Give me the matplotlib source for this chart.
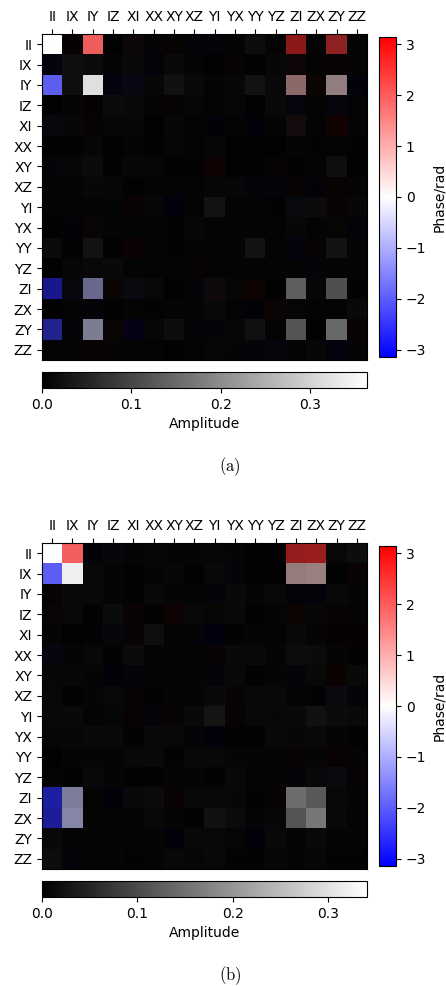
import numpy as np
import matplotlib
matplotlib.use("Agg")
import matplotlib.pyplot as plt
from matplotlib.colors import Normalize
from matplotlib.cm import ScalarMappable

plt.rcParams["mathtext.fontset"] = "cm"

labels = ["II", "IX", "IY", "IZ", "XI", "XX", "XY", "XZ",
          "YI", "YX", "YY", "YZ", "ZI", "ZX", "ZY", "ZZ"]

# --- panel (a): amplitude and phase (rad) of each matrix element ---
amp_a = [
    [0.364, 0.011, 0.340, 0.004, 0.021, 0.010, 0.011, 0.014, 0.014, 0.009, 0.021, 0.007, 0.200, 0.007, 0.200, 0.007],
    [0.021, 0.021, 0.017, 0.010, 0.014, 0.014, 0.014, 0.007, 0.004, 0.011, 0.007, 0.011, 0.021, 0.007, 0.014, 0.006],
    [0.340, 0.021, 0.320, 0.021, 0.029, 0.011, 0.026, 0.014, 0.006, 0.014, 0.026, 0.017, 0.200, 0.017, 0.207, 0.017],
    [0.004, 0.009, 0.011, 0.017, 0.014, 0.007, 0.011, 0.010, 0.006, 0.011, 0.004, 0.014, 0.020, 0.006, 0.017, 0.009],
    [0.021, 0.011, 0.011, 0.011, 0.011, 0.004, 0.011, 0.006, 0.014, 0.006, 0.014, 0.006, 0.029, 0.006, 0.026, 0.006],
    [0.004, 0.007, 0.009, 0.004, 0.006, 0.004, 0.009, 0.007, 0.009, 0.004, 0.004, 0.004, 0.011, 0.007, 0.007, 0.007],
    [0.014, 0.011, 0.020, 0.009, 0.011, 0.009, 0.009, 0.007, 0.021, 0.004, 0.004, 0.011, 0.004, 0.007, 0.021, 0.004],
    [0.011, 0.006, 0.011, 0.009, 0.004, 0.007, 0.009, 0.007, 0.009, 0.011, 0.014, 0.014, 0.014, 0.011, 0.011, 0.006],
    [0.011, 0.006, 0.006, 0.009, 0.014, 0.011, 0.021, 0.007, 0.026, 0.006, 0.006, 0.007, 0.023, 0.017, 0.014, 0.011],
    [0.004, 0.011, 0.014, 0.011, 0.006, 0.006, 0.007, 0.011, 0.006, 0.006, 0.009, 0.007, 0.011, 0.006, 0.009, 0.014],
    [0.017, 0.007, 0.026, 0.004, 0.017, 0.006, 0.007, 0.011, 0.006, 0.009, 0.026, 0.006, 0.021, 0.011, 0.026, 0.009],
    [0.004, 0.009, 0.014, 0.014, 0.007, 0.007, 0.009, 0.011, 0.006, 0.007, 0.006, 0.006, 0.009, 0.014, 0.006, 0.009],
    [0.200, 0.020, 0.200, 0.017, 0.023, 0.014, 0.004, 0.014, 0.023, 0.009, 0.020, 0.004, 0.136, 0.009, 0.114, 0.007],
    [0.004, 0.006, 0.014, 0.004, 0.006, 0.007, 0.006, 0.009, 0.014, 0.007, 0.011, 0.017, 0.009, 0.006, 0.006, 0.014],
    [0.200, 0.014, 0.207, 0.014, 0.029, 0.009, 0.020, 0.011, 0.014, 0.009, 0.023, 0.006, 0.121, 0.004, 0.150, 0.014],
    [0.006, 0.006, 0.014, 0.009, 0.006, 0.006, 0.004, 0.007, 0.009, 0.009, 0.014, 0.017, 0.011, 0.011, 0.021, 0.009],
]
phase_a = [
    [0, 1.96, 1.9, 0, 1.47, -0.9, 1.57, -1.57, -1.57, -1.05, 0.42, 0, 2.58, 0, 2.36, 0],
    [-2.09, 0, 0, -0.9, 0, -1.88, 0, 0, 0, 1.57, -1.26, 0, 1.68, 0, 1.57, 0],
    [-1.9, 0, 0, -2.09, -1.88, 0, 0.35, 0, 0, -0.63, 0, -0.52, 0.8, 1.83, 0.44, -2.36],
    [0, 1.05, 1.96, 0, 0.63, 0, 1.57, 0, 0, 0.79, 0, 0, -1.8, 0, -1.57, -1.05],
    [-1.47, 0, 1.57, -0.39, 0, 0, 0, 0, -2.2, 0, -2.2, 0, 1.26, 0, 2.62, 0],
    [0, 1.26, 0, 0, 0, 0, 0, 0, 0, 0, 0, 0, -0.79, 1.26, 0, 0.63],
    [-1.57, 0, -0.45, -1.57, 0, 0, -1.57, 0.63, 2.51, 0, 0, 1.57, 0, 0, 0, 0],
    [1.18, 0, 0, 0, 0, 0, -1.05, 0, 0, 0, -1.57, -1.57, 1.57, -1.57, 1.57, 0],
    [1.18, 0, 0, 0.52, 1.88, 0, -2.51, 0, 0, 0, 0, 0.63, -1.18, 0, 1.57, 0],
    [0, -1.57, 1.26, -0.79, 0, 0, 0.63, 0, 0, 0, 1.57, 0, 0, 0, 0, -1.88],
    [0, 0.63, 0, 0, 2.09, 0, 0.63, 1.18, 0, -1.05, 0, 0, -2.09, 1.57, 0, 0.52],
    [0, 0, 0.63, 0, 0, 0, -1.05, 1.57, 0, 0, 0, 0, -1.05, -1.26, 0, 1.05],
    [-2.58, -1.35, -0.8, 1.57, -1.18, 0.63, 0, -1.57, 1.18, 0, 2.24, 0, 0, 0, 0, 1.26],
    [0, 0, -1.26, 0, 0, -0.6, 0, 1.05, 0, 0, -1.57, 1.83, 0, 0, 0, 0],
    [-2.36, -1.57, -0.44, 1.26, -2.67, 0, 0, -1.18, -1.26, 0, 0, 0, 0, 0, 0, 2.2],
    [0, 0, 2.2, 1.05, 0, 0, 0, 0, 0, 1.05, -1.26, -1.57, -1.18, 0, -2.3, 1.05],
]

# --- panel (b) ---
amp_b = [
    [0.341, 0.327, 0.013, 0.016, 0.007, 0.011, 0.011, 0.008, 0.011, 0.009, 0.004, 0.008, 0.200, 0.207, 0.013, 0.021],
    [0.327, 0.321, 0.011, 0.008, 0.004, 0.007, 0.011, 0.004, 0.011, 0.013, 0.005, 0.004, 0.200, 0.207, 0.005, 0.013],
    [0.011, 0.013, 0.011, 0.007, 0.005, 0.011, 0.007, 0.008, 0.013, 0.013, 0.008, 0.011, 0.013, 0.013, 0.011, 0.008],
    [0.013, 0.011, 0.005, 0.016, 0.013, 0.005, 0.019, 0.011, 0.011, 0.013, 0.005, 0.008, 0.019, 0.011, 0.011, 0.008],
    [0.007, 0.004, 0.005, 0.016, 0.011, 0.019, 0.008, 0.013, 0.020, 0.005, 0.008, 0.008, 0.013, 0.007, 0.009, 0.009],
    [0.019, 0.008, 0.011, 0.005, 0.016, 0.007, 0.007, 0.007, 0.011, 0.013, 0.013, 0.007, 0.019, 0.016, 0.008, 0.008],
    [0.011, 0.013, 0.007, 0.013, 0.013, 0.007, 0.008, 0.007, 0.013, 0.011, 0.005, 0.008, 0.016, 0.011, 0.016, 0.013],
    [0.011, 0.004, 0.008, 0.011, 0.011, 0.005, 0.008, 0.007, 0.013, 0.011, 0.011, 0.011, 0.008, 0.005, 0.021, 0.016],
    [0.011, 0.013, 0.007, 0.011, 0.013, 0.013, 0.011, 0.013, 0.027, 0.011, 0.011, 0.011, 0.016, 0.024, 0.016, 0.013],
    [0.011, 0.011, 0.013, 0.013, 0.005, 0.013, 0.011, 0.011, 0.016, 0.005, 0.005, 0.011, 0.011, 0.016, 0.011, 0.004],
    [0.004, 0.007, 0.008, 0.007, 0.011, 0.013, 0.005, 0.011, 0.011, 0.008, 0.008, 0.007, 0.011, 0.007, 0.013, 0.007],
    [0.007, 0.004, 0.011, 0.008, 0.005, 0.005, 0.007, 0.008, 0.008, 0.011, 0.008, 0.007, 0.013, 0.013, 0.019, 0.011],
    [0.214, 0.207, 0.007, 0.016, 0.016, 0.016, 0.013, 0.011, 0.013, 0.013, 0.008, 0.011, 0.147, 0.120, 0.011, 0.008],
    [0.207, 0.221, 0.008, 0.008, 0.007, 0.013, 0.008, 0.005, 0.024, 0.016, 0.007, 0.013, 0.114, 0.160, 0.011, 0.008],
    [0.011, 0.007, 0.008, 0.011, 0.007, 0.008, 0.016, 0.013, 0.011, 0.011, 0.016, 0.013, 0.008, 0.011, 0.007, 0.008],
    [0.020, 0.016, 0.007, 0.007, 0.008, 0.007, 0.011, 0.011, 0.011, 0.005, 0.005, 0.011, 0.008, 0.011, 0.005, 0.005],
]
phase_b = [
    [0, 1.92, -2.2, -1.05, 0, 1.18, -1.18, 0, -0.79, 0.45, 0, -1.05, 2.51, 2.53, 0.63, -0.39],
    [-1.92, 0, 0, 0, 0, 0, 0.4, 0, 0, -1.26, 0, 0, 0.55, 0.55, 0, 1.88],
    [1.96, 0, 0, 0, 0, 0, 0, 0, -1.57, 0, 0, 0, -1.88, -1.88, 0, 0],
    [1.26, 0, 0, 0, 1.88, 0, 2.47, 0, 1.18, 0, 0, 0, 2.47, 0.39, 1.57, 1.05],
    [0, 0, 0, -1.57, 1.57, 0, 1.57, -1.57, -2.51, 0, 0, 0.52, 0.63, 0, 1.8, 1.8],
    [-1.8, 0, 0, 0, 0, 0, 0, 0, 1.57, 0, 0, 0, 0.45, 0, 0, -1.05],
    [0.79, -0.63, 0, -2.2, -1.57, 0, 1.05, 0, -1.57, 0, 0, 0, -1.83, 0, 2.36, 0],
    [0, 0, 0, 0, 1.57, 0, 0, 0, 0, 1.57, 0, 0, 0, 0, -0.79, -1.83],
    [0, 0, 0.63, -0.79, 2.2, -1.26, 1.57, 0, 0, 1.96, 0, 0.79, -0.52, 0, 0, 0],
    [-0.79, 0.79, 0, 0, 0, 0, 0, -1.18, -2.36, 0, 0, 0, 0.79, -0.52, -1.18, 0],
    [0, 0, 0, 0, 0, 0, 0, 0, 0, 0, 0, 0, 1.57, 0, 2.2, 0.63],
    [1.26, 0, 0, 0, 0, 0, 0, 0, -1.05, 0, 0.52, 0, -1.57, 0.63, -0.9, 1.57],
    [-2.55, -0.6, 1.26, -2.36, -0.52, 0, 2.2, 0, 0.63, -0.63, -1.05, 1.57, 0, 0, 0, 0],
    [-2.53, -0.6, 1.05, 0, 0, 0, 0, 0, 0, 0, 0, -0.63, 0, 0, 0, 1.05],
    [0, 0, 0, -1.18, 0, 0, -2.36, 0.63, 0, 1.18, -2.36, 0.63, 0, 0, 0, 0],
    [0.2, -1.83, 0, 0, -1.05, 0, 0, 1.18, 0, 0, 0, -0.79, -0.5, -0.79, 0, 0],
]

W, H = 446, 986
fig = plt.figure(figsize=(W / 100, H / 100), dpi=100)

def fr(x0, y0, x1, y1):
    # pixel box (top-left origin) -> figure fraction rect
    return [x0 / W, 1 - y1 / H, (x1 - x0) / W, (y1 - y0) / H]

def panel(amp, phase, top, tag):
    amp = np.array(amp)
    phase = np.array(phase)
    amax = amp.max()
    pnorm = Normalize(-np.pi, np.pi)
    rgb = plt.cm.bwr(pnorm(phase))[..., :3] * (amp / amax)[..., None]

    ax = fig.add_axes(fr(42, top, 367, top + 326))
    ax.imshow(rgb, interpolation="nearest", aspect="auto")
    ax.xaxis.tick_top()
    ax.set_xticks(range(16))
    ax.set_xticklabels(labels, fontsize=10)
    ax.set_yticks(range(16))
    ax.set_yticklabels(labels, fontsize=10)

    cax = fig.add_axes(fr(379, top + 3, 396, top + 323))
    cb = fig.colorbar(ScalarMappable(norm=pnorm, cmap="bwr"), cax=cax)
    cb.set_ticks([-3, -2, -1, 0, 1, 2, 3])
    cb.ax.tick_params(labelsize=10)
    cb.set_label("Phase/rad", fontsize=10)

    aax = fig.add_axes(fr(42, top + 338, 367, top + 354))
    cb2 = fig.colorbar(ScalarMappable(norm=Normalize(0, amax), cmap="gray"),
                       cax=aax, orientation="horizontal")
    cb2.set_ticks([0.0, 0.1, 0.2, 0.3])
    cb2.ax.tick_params(labelsize=10)
    cb2.set_label("Amplitude", fontsize=10)

    fig.text(230 / W, 1 - (top + 433) / H, r"$\mathrm{(%s)}$" % tag,
             ha="center", va="center", fontsize=12)

panel(amp_a, phase_a, 34, "a")
panel(amp_b, phase_b, 543, "b")

fig.savefig("out.png", dpi=100)
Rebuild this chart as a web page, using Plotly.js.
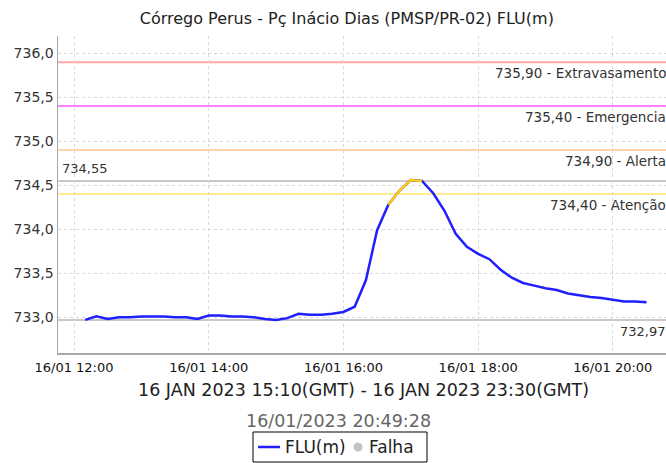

_Exercise brief_
Lines holding the word "chart" should be counted across the entries; state only how many there are.

_Exercise solution_
2